DATA BLOCK:
╭──

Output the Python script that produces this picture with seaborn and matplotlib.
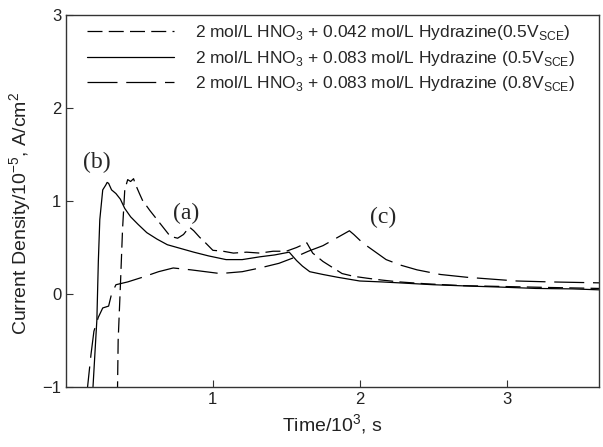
import matplotlib
matplotlib.use("Agg")
import matplotlib.pyplot as plt
import seaborn as sns
import pandas as pd

# Time (10^3 s) and current density (10^-5 A/cm^2) for each solution
t_a = [0.35, 0.355, 0.37, 0.385, 0.40, 0.42, 0.44, 0.46, 0.47, 0.50, 0.52, 0.57, 0.62, 0.67, 0.71,
       0.76, 0.80, 0.84, 0.87, 0.91, 0.95, 1.00, 1.07, 1.14, 1.23, 1.32, 1.41, 1.50, 1.57, 1.64,
       1.68, 1.75, 1.82, 1.88, 1.96, 2.05, 2.15, 2.27, 2.45, 2.7, 3.0, 3.3, 3.63]
j_a = [-1.10, -0.5, 0.08, 0.7, 1.12, 1.23, 1.21, 1.24, 1.19, 1.08, 1.01, 0.90, 0.80, 0.70, 0.62,
       0.60, 0.64, 0.72, 0.68, 0.61, 0.55, 0.47, 0.46, 0.44, 0.45, 0.44, 0.46, 0.46, 0.50, 0.55,
       0.44, 0.35, 0.28, 0.22, 0.19, 0.17, 0.15, 0.13, 0.11, 0.09, 0.08, 0.07, 0.06]

t_b = [0.18, 0.20, 0.21, 0.22, 0.23, 0.25, 0.27, 0.28, 0.29, 0.31, 0.34, 0.37, 0.40, 0.44, 0.49,
       0.55, 0.62, 0.69, 0.78, 0.87, 0.97, 1.09, 1.20, 1.32, 1.42, 1.52, 1.57, 1.61, 1.66, 1.75,
       1.85, 2.0, 2.15, 2.27, 2.5, 2.75, 2.95, 3.2, 3.45, 3.63]
j_b = [-1.10, -0.55, -0.28, 0.35, 0.80, 1.12, 1.17, 1.20, 1.19, 1.12, 1.08, 1.02, 0.92, 0.83, 0.75,
       0.66, 0.59, 0.53, 0.49, 0.45, 0.41, 0.37, 0.37, 0.40, 0.42, 0.45, 0.36, 0.30, 0.24, 0.21,
       0.18, 0.14, 0.13, 0.12, 0.10, 0.085, 0.075, 0.06, 0.055, 0.045]

t_c = [0.14, 0.17, 0.19, 0.22, 0.25, 0.29, 0.31, 0.34, 0.42, 0.52, 0.63, 0.73, 0.85, 1.05, 1.20,
       1.32, 1.45, 1.55, 1.65, 1.75, 1.84, 1.93, 1.96, 2.02, 2.10, 2.18, 2.28, 2.39, 2.55, 2.73,
       2.9, 3.07, 3.3, 3.63]
j_c = [-1.10, -0.65, -0.40, -0.25, -0.15, -0.13, 0.0, 0.10, 0.13, 0.18, 0.24, 0.28, 0.26, 0.22, 0.24,
       0.28, 0.33, 0.39, 0.46, 0.52, 0.60, 0.68, 0.64, 0.55, 0.46, 0.37, 0.31, 0.26, 0.21, 0.18,
       0.16, 0.14, 0.13, 0.12]

labels = [
    r"2 mol/L HNO$_\mathregular{3}$ + 0.042 mol/L Hydrazine(0.5V$_\mathregular{SCE}$)",
    r"2 mol/L HNO$_\mathregular{3}$ + 0.083 mol/L Hydrazine (0.5V$_\mathregular{SCE}$)",
    r"2 mol/L HNO$_\mathregular{3}$ + 0.083 mol/L Hydrazine (0.8V$_\mathregular{SCE}$)",
]
annotations = [("(a)", 0.82, 0.87), ("(b)", 0.21, 1.42), ("(c)", 2.16, 0.82)]

sns.set_style("ticks")
plt.rcParams["font.family"] = ["Liberation Sans", "DejaVu Sans"]
plt.rcParams["mathtext.fontset"] = "custom"
plt.rcParams["mathtext.rm"] = "Liberation Sans"

fig = plt.figure(figsize=(6.03, 4.47), dpi=100)
ax = fig.add_axes([0.1095, 0.1342, 0.8839, 0.8322])

series = [(t_a, j_a, (0, (12, 5))), (t_b, j_b, "-"), (t_c, j_c, (0, (24, 7)))]
for (t, j, ls), lab in zip(series, labels):
    df = pd.DataFrame({"time": t, "current": j})
    sns.lineplot(data=df, x="time", y="current", ax=ax, color="black", linewidth=0.9,
                 linestyle=ls, label=lab, sort=False, estimator=None)

for txt, x, y in annotations:
    ax.text(x, y, txt, family="Liberation Serif", fontsize=17, ha="center", va="center")

ax.set_xlim(0, 3.63)
ax.set_ylim(-1, 3)
ax.set_xticks([1, 2, 3])
ax.set_yticks([-1, 0, 1, 2, 3])
ax.tick_params(direction="in", length=5, width=0.8, labelsize=12, color="#333333", labelcolor="#222222")
for s in ax.spines.values():
    s.set_visible(True)
    s.set_linewidth(1.0)
    s.set_color("#333333")

ax.set_xlabel(r"Time/10$^\mathregular{3}$, s", fontsize=14, color="#222222")
ax.set_ylabel(r"Current Density/10$^\mathregular{-5}$, A/cm$^\mathregular{2}$", fontsize=14, color="#222222")
ax.yaxis.set_label_coords(-0.06, 0.467)

ax.legend(loc="upper left", bbox_to_anchor=(0.01, 1.02), frameon=False, fontsize=12.5,
          handlelength=5.0, handletextpad=1.2, labelspacing=0.38)

fig.savefig("out.png", dpi=100)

╰──

Transcribe the material exactly, and leave out whatever pictures it holds.

ANSWER TO THE EXERCISE:
Output the Python script that produces this picture with seaborn and matplotlib.
import matplotlib
matplotlib.use("Agg")
import matplotlib.pyplot as plt
import seaborn as sns
import pandas as pd

# Time (10^3 s) and current density (10^-5 A/cm^2) for each solution
t_a = [0.35, 0.355, 0.37, 0.385, 0.40, 0.42, 0.44, 0.46, 0.47, 0.50, 0.52, 0.57, 0.62, 0.67, 0.71,
       0.76, 0.80, 0.84, 0.87, 0.91, 0.95, 1.00, 1.07, 1.14, 1.23, 1.32, 1.41, 1.50, 1.57, 1.64,
       1.68, 1.75, 1.82, 1.88, 1.96, 2.05, 2.15, 2.27, 2.45, 2.7, 3.0, 3.3, 3.63]
j_a = [-1.10, -0.5, 0.08, 0.7, 1.12, 1.23, 1.21, 1.24, 1.19, 1.08, 1.01, 0.90, 0.80, 0.70, 0.62,
       0.60, 0.64, 0.72, 0.68, 0.61, 0.55, 0.47, 0.46, 0.44, 0.45, 0.44, 0.46, 0.46, 0.50, 0.55,
       0.44, 0.35, 0.28, 0.22, 0.19, 0.17, 0.15, 0.13, 0.11, 0.09, 0.08, 0.07, 0.06]

t_b = [0.18, 0.20, 0.21, 0.22, 0.23, 0.25, 0.27, 0.28, 0.29, 0.31, 0.34, 0.37, 0.40, 0.44, 0.49,
       0.55, 0.62, 0.69, 0.78, 0.87, 0.97, 1.09, 1.20, 1.32, 1.42, 1.52, 1.57, 1.61, 1.66, 1.75,
       1.85, 2.0, 2.15, 2.27, 2.5, 2.75, 2.95, 3.2, 3.45, 3.63]
j_b = [-1.10, -0.55, -0.28, 0.35, 0.80, 1.12, 1.17, 1.20, 1.19, 1.12, 1.08, 1.02, 0.92, 0.83, 0.75,
       0.66, 0.59, 0.53, 0.49, 0.45, 0.41, 0.37, 0.37, 0.40, 0.42, 0.45, 0.36, 0.30, 0.24, 0.21,
       0.18, 0.14, 0.13, 0.12, 0.10, 0.085, 0.075, 0.06, 0.055, 0.045]

t_c = [0.14, 0.17, 0.19, 0.22, 0.25, 0.29, 0.31, 0.34, 0.42, 0.52, 0.63, 0.73, 0.85, 1.05, 1.20,
       1.32, 1.45, 1.55, 1.65, 1.75, 1.84, 1.93, 1.96, 2.02, 2.10, 2.18, 2.28, 2.39, 2.55, 2.73,
       2.9, 3.07, 3.3, 3.63]
j_c = [-1.10, -0.65, -0.40, -0.25, -0.15, -0.13, 0.0, 0.10, 0.13, 0.18, 0.24, 0.28, 0.26, 0.22, 0.24,
       0.28, 0.33, 0.39, 0.46, 0.52, 0.60, 0.68, 0.64, 0.55, 0.46, 0.37, 0.31, 0.26, 0.21, 0.18,
       0.16, 0.14, 0.13, 0.12]

labels = [
    r"2 mol/L HNO$_\mathregular{3}$ + 0.042 mol/L Hydrazine(0.5V$_\mathregular{SCE}$)",
    r"2 mol/L HNO$_\mathregular{3}$ + 0.083 mol/L Hydrazine (0.5V$_\mathregular{SCE}$)",
    r"2 mol/L HNO$_\mathregular{3}$ + 0.083 mol/L Hydrazine (0.8V$_\mathregular{SCE}$)",
]
annotations = [("(a)", 0.82, 0.87), ("(b)", 0.21, 1.42), ("(c)", 2.16, 0.82)]

sns.set_style("ticks")
plt.rcParams["font.family"] = ["Liberation Sans", "DejaVu Sans"]
plt.rcParams["mathtext.fontset"] = "custom"
plt.rcParams["mathtext.rm"] = "Liberation Sans"

fig = plt.figure(figsize=(6.03, 4.47), dpi=100)
ax = fig.add_axes([0.1095, 0.1342, 0.8839, 0.8322])

series = [(t_a, j_a, (0, (12, 5))), (t_b, j_b, "-"), (t_c, j_c, (0, (24, 7)))]
for (t, j, ls), lab in zip(series, labels):
    df = pd.DataFrame({"time": t, "current": j})
    sns.lineplot(data=df, x="time", y="current", ax=ax, color="black", linewidth=0.9,
                 linestyle=ls, label=lab, sort=False, estimator=None)

for txt, x, y in annotations:
    ax.text(x, y, txt, family="Liberation Serif", fontsize=17, ha="center", va="center")

ax.set_xlim(0, 3.63)
ax.set_ylim(-1, 3)
ax.set_xticks([1, 2, 3])
ax.set_yticks([-1, 0, 1, 2, 3])
ax.tick_params(direction="in", length=5, width=0.8, labelsize=12, color="#333333", labelcolor="#222222")
for s in ax.spines.values():
    s.set_visible(True)
    s.set_linewidth(1.0)
    s.set_color("#333333")

ax.set_xlabel(r"Time/10$^\mathregular{3}$, s", fontsize=14, color="#222222")
ax.set_ylabel(r"Current Density/10$^\mathregular{-5}$, A/cm$^\mathregular{2}$", fontsize=14, color="#222222")
ax.yaxis.set_label_coords(-0.06, 0.467)

ax.legend(loc="upper left", bbox_to_anchor=(0.01, 1.02), frameon=False, fontsize=12.5,
          handlelength=5.0, handletextpad=1.2, labelspacing=0.38)

fig.savefig("out.png", dpi=100)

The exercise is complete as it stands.